I’m hungry. My stomach is whining like an untuned violin. There is an Azerbaijani tavern called Osyag that’s emitting irresistible smells of food and deals. I worm my way in. At a nearby table, three more bristly types are eating, answering their cell phones, and ostentatiously counting out wads of hundred-thousand-ruble notes. They’re doing everything possible to be seen, and so we strike up a conversation. I ask them how life is in Kaliningrad, and the most bristly of the three smiles radiantly, puts three fingers of his right hand over his mouth, kisses them with a smack of his lips, and replies, “Awesome.” Then he adds, “Life is easy. It’s a sweet place, and there are lots of deals to be made.”

A loaf of braided bread arrives, kefir with wild herbs, and exquisite dolmas stuffed with meat. Three gelid blond guys also arrive, Putin wannabes, and sit at the table of the Azerbaijanis. The ethnic division of the business couldn’t be clearer. The blond guys are the bosses of the territory, and they’ve come to pick up their percentage. A brief sotto voce chat, a meeting of the minds, and the blue wads of hundred-thousand notes change hands right under my nose. An enormous figure; to eyeball it, something like €300,000. A handshake, as it was done by the Sicilian clans in New York a century ago.

Outside of the Arcimboldian teeming masses, the surprises keep adding up.

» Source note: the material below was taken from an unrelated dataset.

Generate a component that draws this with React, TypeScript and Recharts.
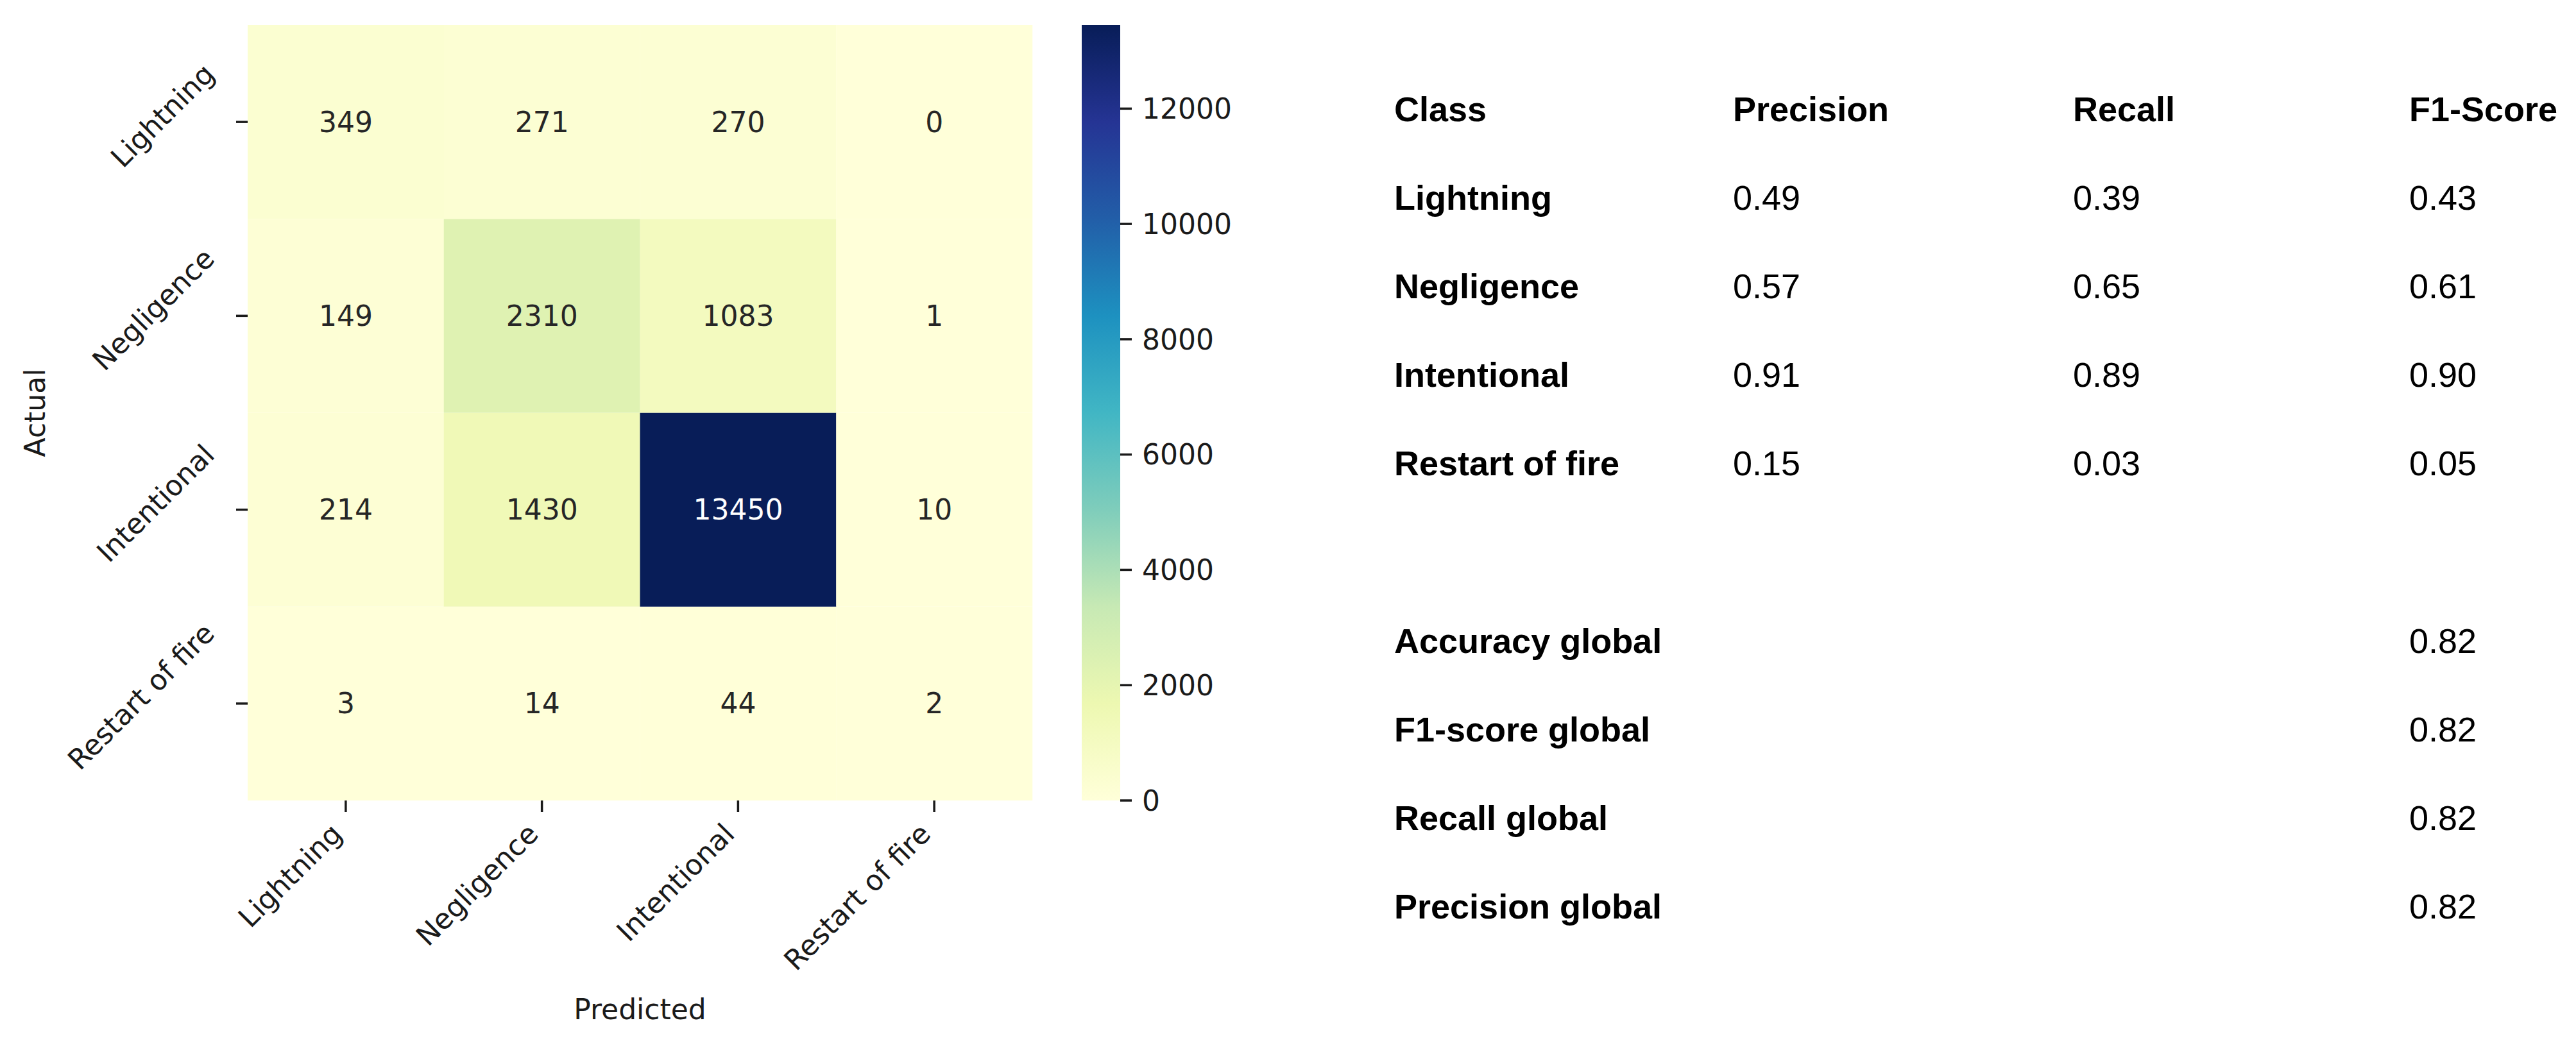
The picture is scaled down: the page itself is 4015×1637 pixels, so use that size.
import { BarChart, Bar, XAxis, YAxis, Cell, LabelList } from "recharts";

// confusion matrix, one array per actual class (columns = predicted)
const classes = ["Lightning", "Negligence", "Intentional", "Restart of fire"];
const lightningRow = [349, 271, 270, 0];
const negligenceRow = [149, 2310, 1083, 1];
const intentionalRow = [214, 1430, 13450, 10];
const restartRow = [3, 14, 44, 2];
const matrix = [lightningRow, negligenceRow, intentionalRow, restartRow];

const colorbarTicks = [0, 2000, 4000, 6000, 8000, 10000, 12000];

// metrics table
const precision = ["0.49", "0.57", "0.91", "0.15"];
const recall = ["0.39", "0.65", "0.89", "0.03"];
const f1 = ["0.43", "0.61", "0.90", "0.05"];
const globalLabels = ["Accuracy global", "F1-score global", "Recall global", "Precision global"];
const globalValues = ["0.82", "0.82", "0.82", "0.82"];

const YLGNBU = ["#ffffd9", "#edf8b1", "#c7e9b4", "#7fcdbb", "#41b6c4", "#1d91c0", "#225ea8", "#253494", "#081d58"];
const maxCount = Math.max(...matrix.flat());

const hex = (h: string) => [1, 3, 5].map((i) => parseInt(h.slice(i, i + 2), 16));

function cmap(v: number) {
  const t = Math.min(1, Math.max(0, v / maxCount)) * (YLGNBU.length - 1);
  const i = Math.min(YLGNBU.length - 2, Math.floor(t));
  const f = t - i;
  const a = hex(YLGNBU[i]);
  const b = hex(YLGNBU[i + 1]);
  const c = a.map((x, k) => Math.round(x + (b[k] - x) * f));
  return `rgb(${c[0]},${c[1]},${c[2]})`;
}

const heatData = classes.map((p, c) => {
  const row: any = { predicted: p };
  matrix.forEach((r, i) => {
    row[`unit${i}`] = 1;
    row[`count${i}`] = r[c];
  });
  return row;
});

const FONT = "DejaVu Sans";
const FS = 44;
const TXT = "#1a1a1a";

// rough DejaVu Sans advance widths, used to centre rotated labels
const CW: Record<string, number> = {
  L: 0.557, i: 0.278, g: 0.635, h: 0.634, t: 0.392, n: 0.634, N: 0.748, e: 0.615, l: 0.278,
  c: 0.55, I: 0.295, o: 0.612, a: 0.613, R: 0.695, s: 0.521, r: 0.411, f: 0.352, " ": 0.318,
};
const textLen = (s: string) => s.split("").reduce((acc, ch) => acc + (CW[ch] ?? 0.6), 0) * FS;

const XTick = (props: any) => {
  const { x, y, payload } = props;
  const ax = x - 14;
  const ay = y + 26;
  return (
    <text x={ax} y={ay} textAnchor="end" dominantBaseline="central" fontSize={FS} fontFamily={FONT} fill={TXT}
      transform={`rotate(-45 ${ax} ${ay})`}>
      {payload.value}
    </text>
  );
};

const YTick = (props: any) => {
  const { x, y, payload } = props;
  const label = classes[3 - Math.floor(payload.value)];
  const ax = x - 42;
  const ay = y - textLen(label) * 0.354 - 10;
  return (
    <text x={ax} y={ay} textAnchor="end" dominantBaseline="central" fontSize={FS} fontFamily={FONT} fill={TXT}
      transform={`rotate(-45 ${ax} ${ay})`}>
      {label}
    </text>
  );
};

const renderCount = (props: any) => {
  const vb = props.viewBox ?? props;
  const { x, y, width, height } = vb;
  const value = props.value;
  return (
    <text x={x + width / 2} y={y + height / 2} textAnchor="middle" dominantBaseline="central"
      fontSize={FS} fontFamily={FONT} fill={value > maxCount / 2 ? "#ffffff" : "#262626"}>
      {value}
    </text>
  );
};

export default function App() {
  const order = [3, 2, 1, 0]; // bottom row first in the stack
  return (
    <div style={{ position: "absolute", left: 0, top: 0, width: 4015, height: 1637, background: "#fff" }}>
      <div style={{ position: "absolute", left: 0, top: 0 }}>
        <BarChart width={1660} height={1637} data={heatData} barCategoryGap={0} barGap={0}
          margin={{ top: 39, right: 51, bottom: 89, left: 326 }}>
          <XAxis dataKey="predicted" type="category" interval={0} height={300} axisLine={false}
            tickSize={18} tickMargin={0} tickLine={{ stroke: TXT, strokeWidth: 3.5 }} tick={<XTick />}
            label={{
              content: (p: any) => {
                const vb = p.viewBox;
                return (
                  <text x={vb.x + vb.width / 2} y={1589} textAnchor="middle" fontSize={FS} fontFamily={FONT} fill={TXT}>
                    Predicted
                  </text>
                );
              },
            }} />
          <YAxis type="number" domain={[0, 4]} ticks={[0.5, 1.5, 2.5, 3.5]} width={60} axisLine={false}
            tickSize={18} tickMargin={0} tickLine={{ stroke: TXT, strokeWidth: 3.5 }} tick={<YTick />}
            label={{
              content: (p: any) => {
                const vb = p.viewBox;
                const cy = vb.y + vb.height / 2;
                return (
                  <text x={70} y={cy} textAnchor="middle" fontSize={FS} fontFamily={FONT} fill={TXT}
                    transform={`rotate(-90 70 ${cy})`}>
                    Actual
                  </text>
                );
              },
            }} />
          {order.map((r) => (
            <Bar key={r} dataKey={`unit${r}`} stackId="m" isAnimationActive={false}>
              {heatData.map((d, c) => (
                <Cell key={c} fill={cmap(d[`count${r}`])} />
              ))}
              <LabelList dataKey={`count${r}`} content={renderCount} />
            </Bar>
          ))}
        </BarChart>
      </div>

      <div style={{ position: "absolute", left: 1620, top: 0 }}>
        <BarChart width={400} height={1637} data={[{ name: "scale", value: maxCount }]} barCategoryGap={0}
          margin={{ top: 39, right: 74, bottom: 389, left: 66 }}>
          <defs>
            <linearGradient id="ylgnbu" x1="0" y1="1" x2="0" y2="0">
              {YLGNBU.map((c, i) => (
                <stop key={i} offset={i / (YLGNBU.length - 1)} stopColor={c} />
              ))}
            </linearGradient>
          </defs>
          <XAxis dataKey="name" hide />
          <YAxis orientation="right" type="number" domain={[0, maxCount]} ticks={colorbarTicks} width={200}
            axisLine={false} tickSize={18} tickMargin={16} tickLine={{ stroke: TXT, strokeWidth: 3.5 }}
            tick={{ fontSize: FS, fontFamily: FONT, fill: TXT }} />
          <Bar dataKey="value" fill="url(#ylgnbu)" isAnimationActive={false} />
        </BarChart>
      </div>

      <svg style={{ position: "absolute", left: 2100, top: 0 }} width={1915} height={1637}
        fontFamily="Liberation Sans, Arial, sans-serif" fontSize={54} fill="#000">
        <text x={73} y={189} fontWeight="bold">Class</text>
        <text x={601} y={189} fontWeight="bold">Precision</text>
        <text x={1131} y={189} fontWeight="bold">Recall</text>
        <text x={1655} y={189} fontWeight="bold">F1-Score</text>
        {classes.map((c, i) => {
          const y = 327 + i * 138;
          return (
            <g key={c}>
              <text x={73} y={y} fontWeight="bold">{c}</text>
              <text x={601} y={y}>{precision[i]}</text>
              <text x={1131} y={y}>{recall[i]}</text>
              <text x={1655} y={y}>{f1[i]}</text>
            </g>
          );
        })}
        {globalLabels.map((g, i) => {
          const y = 1018 + i * 138;
          return (
            <g key={g}>
              <text x={73} y={y} fontWeight="bold">{g}</text>
              <text x={1655} y={y}>{globalValues[i]}</text>
            </g>
          );
        })}
      </svg>
    </div>
  );
}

Money machines that distribute, besides rubles, dollars in big and small denominations. Black megacylinder limos, ten or twelve yards long, with tinted windows, transporting to the town hall white-dressed brides and men in cream-colored suits. It’s the trendy color on the Baltic, the same color worn by the old couple I’d seen at the train station. The women are almost always stunning. The men are divided into two varieties: businessmen around forty, boxer builds, with horrible-looking bodyguards; or handsome, slender young men with passionate eyes, fired by an ardor unknown in the West. Monika slips into courtyards, snapping pictures in a light that changes by the minute, teetering between sunlight and rain.